Stated problem >>
Copy exactly the lines from the start of the material through the line with "minimum width=11.42cm, minimum". Pictures stay out of the copy.

[Charts and diagrams as code]
::::
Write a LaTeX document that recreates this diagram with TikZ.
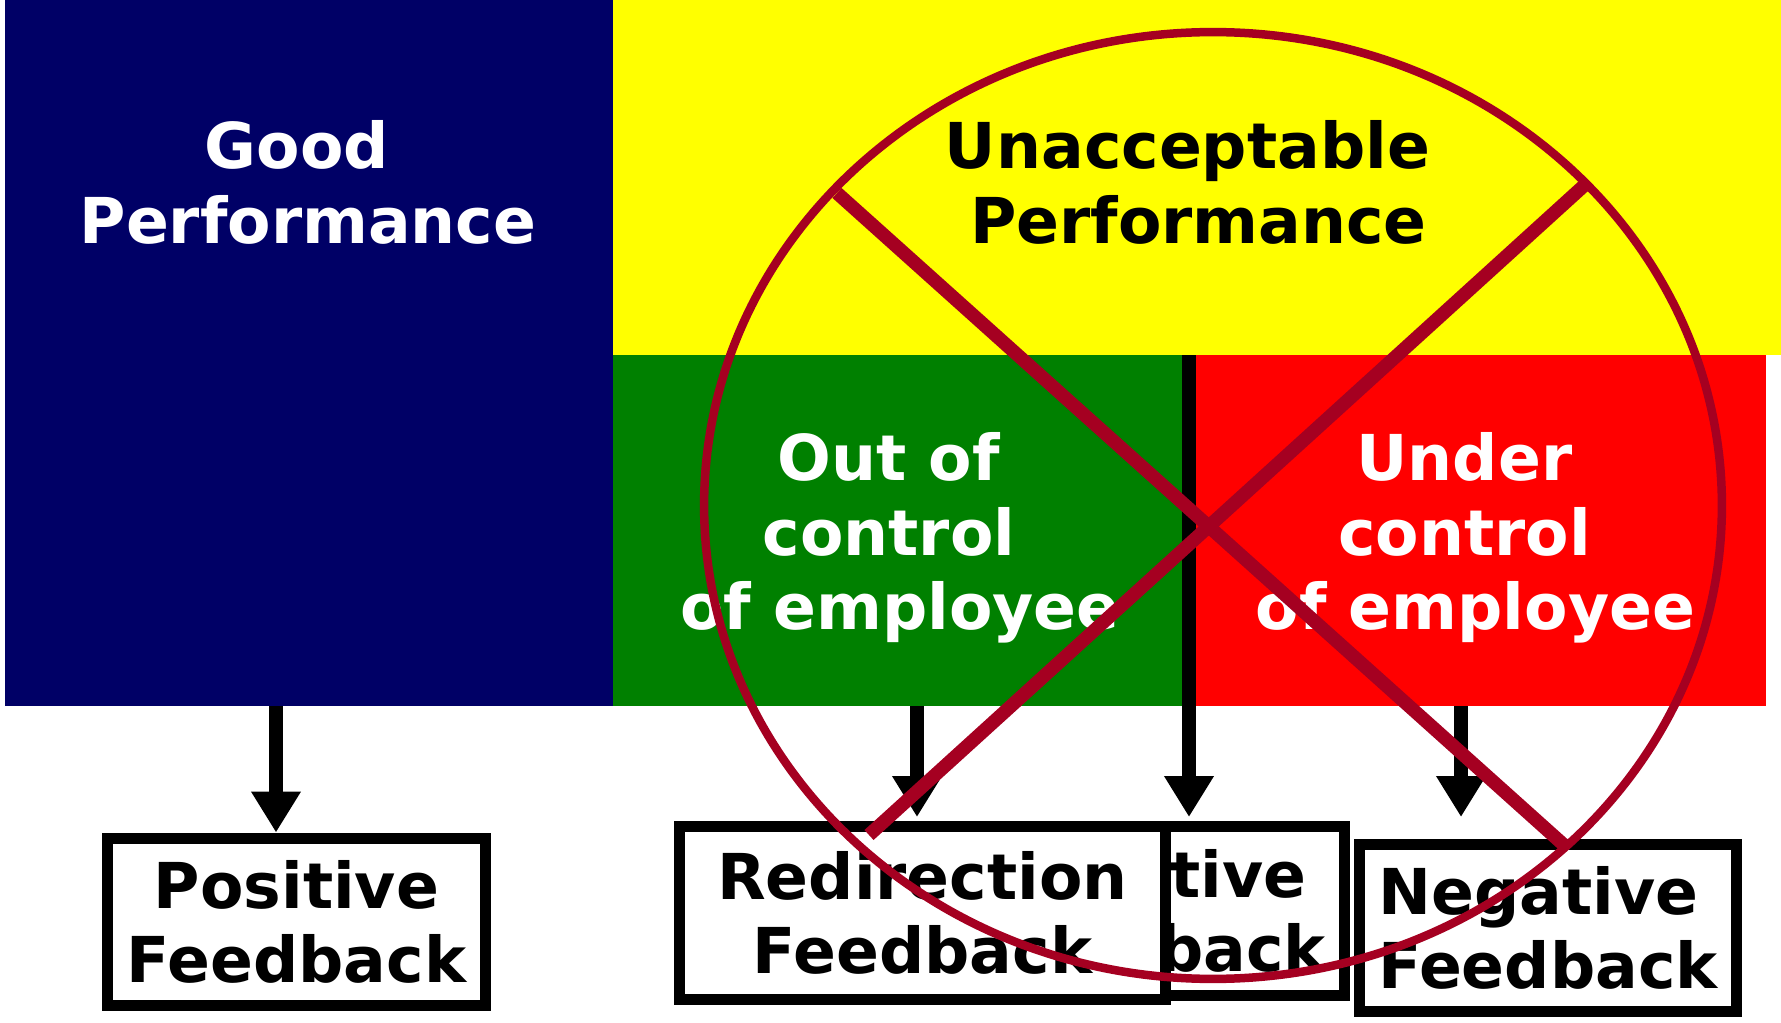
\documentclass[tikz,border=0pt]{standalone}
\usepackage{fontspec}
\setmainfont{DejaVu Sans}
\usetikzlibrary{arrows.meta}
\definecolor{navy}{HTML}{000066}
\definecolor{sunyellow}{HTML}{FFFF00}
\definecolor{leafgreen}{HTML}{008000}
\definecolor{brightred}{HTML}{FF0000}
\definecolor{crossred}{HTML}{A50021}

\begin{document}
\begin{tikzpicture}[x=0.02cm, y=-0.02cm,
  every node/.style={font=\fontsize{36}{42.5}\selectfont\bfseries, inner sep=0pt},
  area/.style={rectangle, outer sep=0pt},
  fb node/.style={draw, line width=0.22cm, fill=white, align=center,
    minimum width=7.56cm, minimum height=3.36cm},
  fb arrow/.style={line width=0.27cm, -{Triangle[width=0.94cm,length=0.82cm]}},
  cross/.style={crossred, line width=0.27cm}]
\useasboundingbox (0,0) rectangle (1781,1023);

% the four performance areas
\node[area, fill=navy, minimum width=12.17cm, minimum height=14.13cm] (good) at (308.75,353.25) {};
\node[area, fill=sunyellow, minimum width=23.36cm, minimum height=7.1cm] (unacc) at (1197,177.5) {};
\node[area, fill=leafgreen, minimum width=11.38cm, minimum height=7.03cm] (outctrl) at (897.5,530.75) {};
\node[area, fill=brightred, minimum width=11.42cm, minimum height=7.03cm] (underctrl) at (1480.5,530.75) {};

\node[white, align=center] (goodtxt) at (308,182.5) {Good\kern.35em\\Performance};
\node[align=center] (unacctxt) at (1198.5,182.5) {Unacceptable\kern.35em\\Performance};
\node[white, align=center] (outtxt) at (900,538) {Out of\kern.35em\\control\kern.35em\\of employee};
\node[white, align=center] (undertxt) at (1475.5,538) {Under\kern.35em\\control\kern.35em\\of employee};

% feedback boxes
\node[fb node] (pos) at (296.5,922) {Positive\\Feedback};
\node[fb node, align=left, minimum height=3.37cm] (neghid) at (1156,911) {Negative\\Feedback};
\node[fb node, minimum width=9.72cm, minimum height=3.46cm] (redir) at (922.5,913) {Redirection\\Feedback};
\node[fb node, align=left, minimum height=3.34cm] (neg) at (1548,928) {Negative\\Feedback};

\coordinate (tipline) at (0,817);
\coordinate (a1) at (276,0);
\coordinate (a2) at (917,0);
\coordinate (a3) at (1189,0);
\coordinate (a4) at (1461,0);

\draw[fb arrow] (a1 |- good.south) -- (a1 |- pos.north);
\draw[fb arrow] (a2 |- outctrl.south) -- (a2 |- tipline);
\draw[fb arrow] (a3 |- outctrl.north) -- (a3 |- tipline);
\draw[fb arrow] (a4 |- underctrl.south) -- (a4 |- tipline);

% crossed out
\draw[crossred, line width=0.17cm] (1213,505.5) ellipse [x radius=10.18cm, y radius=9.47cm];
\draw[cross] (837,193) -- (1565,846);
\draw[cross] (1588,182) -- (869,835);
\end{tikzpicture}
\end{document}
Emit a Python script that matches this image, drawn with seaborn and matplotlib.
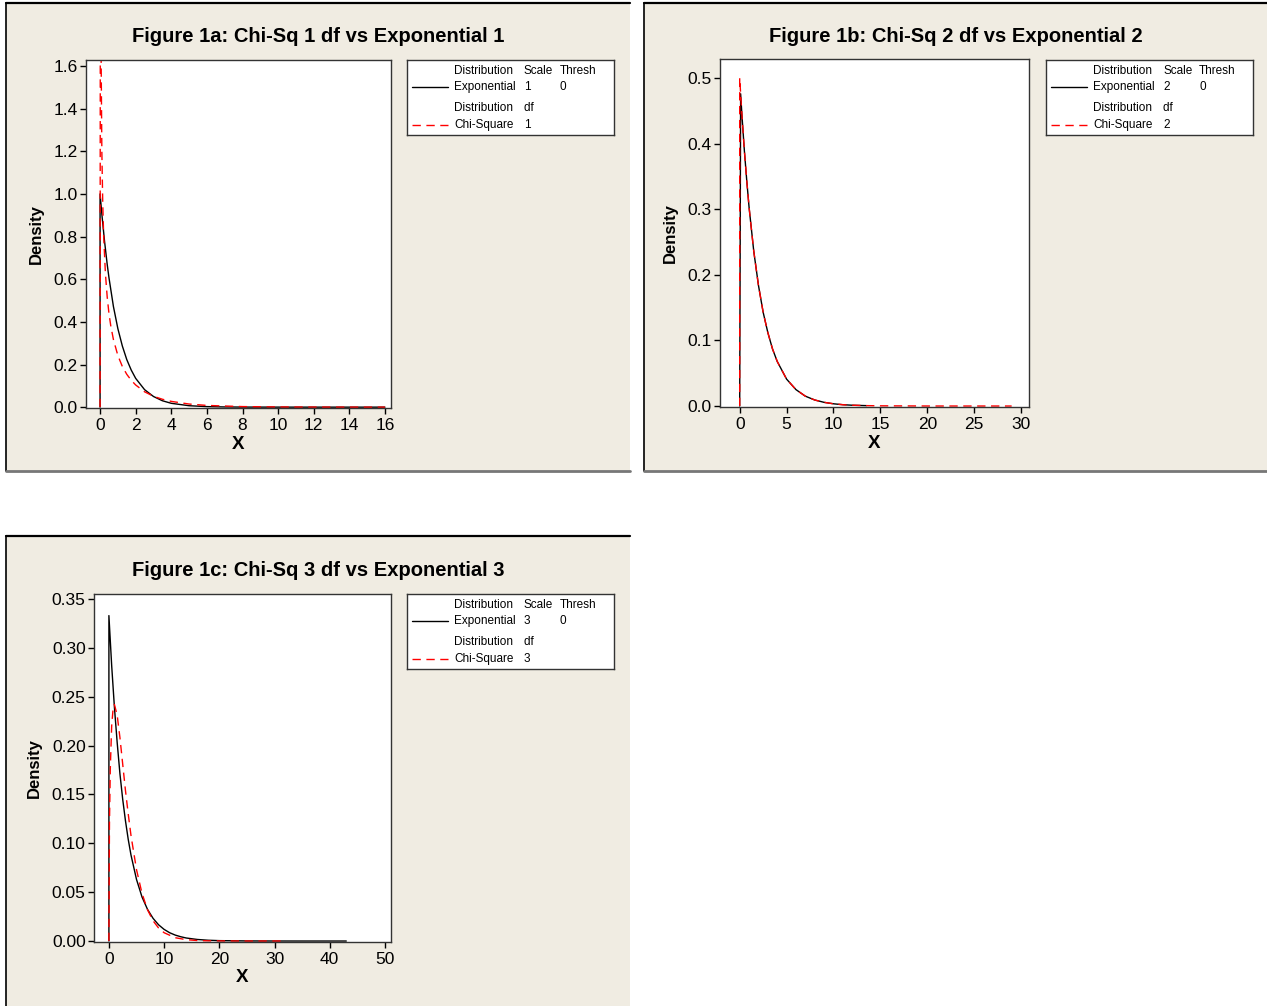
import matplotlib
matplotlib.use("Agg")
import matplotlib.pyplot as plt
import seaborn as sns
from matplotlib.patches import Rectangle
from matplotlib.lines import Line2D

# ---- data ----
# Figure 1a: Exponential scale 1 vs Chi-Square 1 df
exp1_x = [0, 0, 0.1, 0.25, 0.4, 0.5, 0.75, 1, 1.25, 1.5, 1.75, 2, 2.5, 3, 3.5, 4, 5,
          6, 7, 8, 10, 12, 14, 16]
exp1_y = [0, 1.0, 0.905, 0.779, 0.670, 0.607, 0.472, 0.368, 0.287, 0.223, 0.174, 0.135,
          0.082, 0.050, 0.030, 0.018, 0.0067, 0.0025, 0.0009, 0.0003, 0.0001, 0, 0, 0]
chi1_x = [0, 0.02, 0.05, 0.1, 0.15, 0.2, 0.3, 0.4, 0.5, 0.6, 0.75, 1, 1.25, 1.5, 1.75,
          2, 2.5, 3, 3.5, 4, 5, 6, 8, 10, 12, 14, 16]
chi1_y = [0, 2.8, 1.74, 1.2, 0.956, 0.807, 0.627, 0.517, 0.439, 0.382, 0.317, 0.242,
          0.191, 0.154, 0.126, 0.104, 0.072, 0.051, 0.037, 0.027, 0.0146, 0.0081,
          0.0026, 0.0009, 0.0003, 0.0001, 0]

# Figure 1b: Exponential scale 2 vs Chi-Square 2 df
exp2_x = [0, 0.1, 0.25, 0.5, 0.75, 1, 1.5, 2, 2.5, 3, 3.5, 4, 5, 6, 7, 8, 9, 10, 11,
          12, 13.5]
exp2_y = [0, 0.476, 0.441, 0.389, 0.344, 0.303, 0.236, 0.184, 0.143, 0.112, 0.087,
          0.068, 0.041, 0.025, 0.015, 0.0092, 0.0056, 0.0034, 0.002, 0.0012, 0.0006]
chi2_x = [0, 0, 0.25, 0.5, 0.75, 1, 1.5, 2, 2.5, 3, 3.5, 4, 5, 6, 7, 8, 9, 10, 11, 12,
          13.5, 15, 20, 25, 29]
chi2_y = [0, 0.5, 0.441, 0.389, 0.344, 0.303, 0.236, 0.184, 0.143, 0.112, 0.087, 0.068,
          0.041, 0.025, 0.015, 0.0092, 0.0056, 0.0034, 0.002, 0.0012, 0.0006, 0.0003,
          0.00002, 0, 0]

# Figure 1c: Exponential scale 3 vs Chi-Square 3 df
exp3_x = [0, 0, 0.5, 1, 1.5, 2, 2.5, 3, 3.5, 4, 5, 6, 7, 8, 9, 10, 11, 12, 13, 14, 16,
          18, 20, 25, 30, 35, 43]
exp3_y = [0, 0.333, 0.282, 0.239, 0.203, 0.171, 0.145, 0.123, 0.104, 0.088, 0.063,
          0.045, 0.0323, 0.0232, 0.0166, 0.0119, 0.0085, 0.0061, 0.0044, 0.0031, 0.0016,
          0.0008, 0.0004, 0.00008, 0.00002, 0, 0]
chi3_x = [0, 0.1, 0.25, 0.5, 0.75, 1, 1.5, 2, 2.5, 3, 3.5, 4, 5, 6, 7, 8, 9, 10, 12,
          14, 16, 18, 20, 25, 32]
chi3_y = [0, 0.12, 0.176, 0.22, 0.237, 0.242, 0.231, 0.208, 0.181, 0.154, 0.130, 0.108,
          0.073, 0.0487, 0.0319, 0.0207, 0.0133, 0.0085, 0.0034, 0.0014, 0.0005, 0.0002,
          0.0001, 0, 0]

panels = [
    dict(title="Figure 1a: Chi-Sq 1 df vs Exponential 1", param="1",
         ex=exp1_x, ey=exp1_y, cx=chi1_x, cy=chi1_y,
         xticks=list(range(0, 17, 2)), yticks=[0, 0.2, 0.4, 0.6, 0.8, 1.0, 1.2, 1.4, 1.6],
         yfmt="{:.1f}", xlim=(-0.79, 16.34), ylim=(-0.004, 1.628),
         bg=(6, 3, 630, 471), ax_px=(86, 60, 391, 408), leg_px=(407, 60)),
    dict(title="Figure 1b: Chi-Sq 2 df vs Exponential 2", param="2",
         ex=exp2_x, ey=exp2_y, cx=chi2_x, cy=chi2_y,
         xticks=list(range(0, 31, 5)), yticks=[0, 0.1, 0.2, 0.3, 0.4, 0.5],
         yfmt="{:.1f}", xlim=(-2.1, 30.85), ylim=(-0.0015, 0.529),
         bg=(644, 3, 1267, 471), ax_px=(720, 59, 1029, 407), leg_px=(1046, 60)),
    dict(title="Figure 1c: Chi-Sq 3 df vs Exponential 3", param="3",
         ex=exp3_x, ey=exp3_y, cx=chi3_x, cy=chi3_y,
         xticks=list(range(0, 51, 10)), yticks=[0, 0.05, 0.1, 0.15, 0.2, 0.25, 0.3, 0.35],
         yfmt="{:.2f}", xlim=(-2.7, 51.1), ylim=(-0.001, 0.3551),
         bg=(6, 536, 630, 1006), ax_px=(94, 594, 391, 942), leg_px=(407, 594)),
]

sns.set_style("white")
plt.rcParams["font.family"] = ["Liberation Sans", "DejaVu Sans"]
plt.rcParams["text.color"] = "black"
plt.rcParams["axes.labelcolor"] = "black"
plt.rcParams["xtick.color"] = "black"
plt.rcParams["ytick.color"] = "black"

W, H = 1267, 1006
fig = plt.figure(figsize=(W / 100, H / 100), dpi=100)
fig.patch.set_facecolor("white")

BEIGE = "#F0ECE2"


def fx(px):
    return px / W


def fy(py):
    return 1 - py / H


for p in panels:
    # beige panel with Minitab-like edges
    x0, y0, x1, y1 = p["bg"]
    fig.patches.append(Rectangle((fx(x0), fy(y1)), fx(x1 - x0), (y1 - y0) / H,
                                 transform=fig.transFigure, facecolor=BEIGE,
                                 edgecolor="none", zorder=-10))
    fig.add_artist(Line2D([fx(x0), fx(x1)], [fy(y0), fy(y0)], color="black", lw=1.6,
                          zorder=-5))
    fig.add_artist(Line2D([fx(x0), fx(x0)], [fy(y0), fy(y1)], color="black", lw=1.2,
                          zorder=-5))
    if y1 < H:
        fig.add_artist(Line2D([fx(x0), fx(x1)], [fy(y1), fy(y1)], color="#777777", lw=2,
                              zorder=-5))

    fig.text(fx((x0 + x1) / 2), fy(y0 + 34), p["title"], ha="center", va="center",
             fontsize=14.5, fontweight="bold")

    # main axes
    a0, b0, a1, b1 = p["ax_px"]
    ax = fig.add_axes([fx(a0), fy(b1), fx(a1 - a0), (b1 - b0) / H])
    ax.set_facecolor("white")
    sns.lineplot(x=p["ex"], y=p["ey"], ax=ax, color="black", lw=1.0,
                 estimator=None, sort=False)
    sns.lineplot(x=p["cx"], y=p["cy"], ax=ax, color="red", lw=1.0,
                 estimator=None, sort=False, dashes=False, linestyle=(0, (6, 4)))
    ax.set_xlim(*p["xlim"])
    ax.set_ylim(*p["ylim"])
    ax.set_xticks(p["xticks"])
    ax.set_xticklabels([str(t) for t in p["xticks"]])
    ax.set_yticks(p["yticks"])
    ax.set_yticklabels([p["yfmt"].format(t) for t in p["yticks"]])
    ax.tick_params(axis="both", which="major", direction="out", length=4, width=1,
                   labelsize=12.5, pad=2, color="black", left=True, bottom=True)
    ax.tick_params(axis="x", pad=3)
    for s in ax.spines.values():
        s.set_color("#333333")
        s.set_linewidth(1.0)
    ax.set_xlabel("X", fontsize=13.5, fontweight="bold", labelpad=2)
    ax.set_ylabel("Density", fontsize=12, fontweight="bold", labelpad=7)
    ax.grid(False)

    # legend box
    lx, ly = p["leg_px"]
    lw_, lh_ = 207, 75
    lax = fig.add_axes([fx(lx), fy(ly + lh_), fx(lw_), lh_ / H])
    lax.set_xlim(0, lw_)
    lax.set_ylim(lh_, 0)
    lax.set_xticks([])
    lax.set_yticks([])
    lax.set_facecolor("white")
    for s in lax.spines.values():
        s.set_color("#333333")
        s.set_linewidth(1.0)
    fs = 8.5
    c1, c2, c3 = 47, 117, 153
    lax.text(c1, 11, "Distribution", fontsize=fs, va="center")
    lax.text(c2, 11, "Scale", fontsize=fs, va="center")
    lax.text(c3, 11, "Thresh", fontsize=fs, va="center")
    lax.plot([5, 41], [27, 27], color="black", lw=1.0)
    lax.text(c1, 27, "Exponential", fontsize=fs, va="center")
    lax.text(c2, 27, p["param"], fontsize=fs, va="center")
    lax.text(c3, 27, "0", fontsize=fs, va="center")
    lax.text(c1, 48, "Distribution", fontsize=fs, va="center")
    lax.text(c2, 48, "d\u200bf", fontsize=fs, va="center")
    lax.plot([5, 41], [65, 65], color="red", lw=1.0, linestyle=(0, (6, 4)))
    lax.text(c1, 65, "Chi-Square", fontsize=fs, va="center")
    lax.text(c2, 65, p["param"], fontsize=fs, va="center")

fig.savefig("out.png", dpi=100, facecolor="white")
::::
Task result >>
Write a LaTeX document that recreates this diagram with TikZ.
\documentclass[tikz,border=0pt]{standalone}
\usepackage{fontspec}
\setmainfont{DejaVu Sans}
\usetikzlibrary{arrows.meta}
\definecolor{navy}{HTML}{000066}
\definecolor{sunyellow}{HTML}{FFFF00}
\definecolor{leafgreen}{HTML}{008000}
\definecolor{brightred}{HTML}{FF0000}
\definecolor{crossred}{HTML}{A50021}

\begin{document}
\begin{tikzpicture}[x=0.02cm, y=-0.02cm,
  every node/.style={font=\fontsize{36}{42.5}\selectfont\bfseries, inner sep=0pt},
  area/.style={rectangle, outer sep=0pt},
  fb node/.style={draw, line width=0.22cm, fill=white, align=center,
    minimum width=7.56cm, minimum height=3.36cm},
  fb arrow/.style={line width=0.27cm, -{Triangle[width=0.94cm,length=0.82cm]}},
  cross/.style={crossred, line width=0.27cm}]
\useasboundingbox (0,0) rectangle (1781,1023);

% the four performance areas
\node[area, fill=navy, minimum width=12.17cm, minimum height=14.13cm] (good) at (308.75,353.25) {};
\node[area, fill=sunyellow, minimum width=23.36cm, minimum height=7.1cm] (unacc) at (1197,177.5) {};
\node[area, fill=leafgreen, minimum width=11.38cm, minimum height=7.03cm] (outctrl) at (897.5,530.75) {};
\node[area, fill=brightred, minimum width=11.42cm, minimum height=7.03cm] (underctrl) at (1480.5,530.75) {};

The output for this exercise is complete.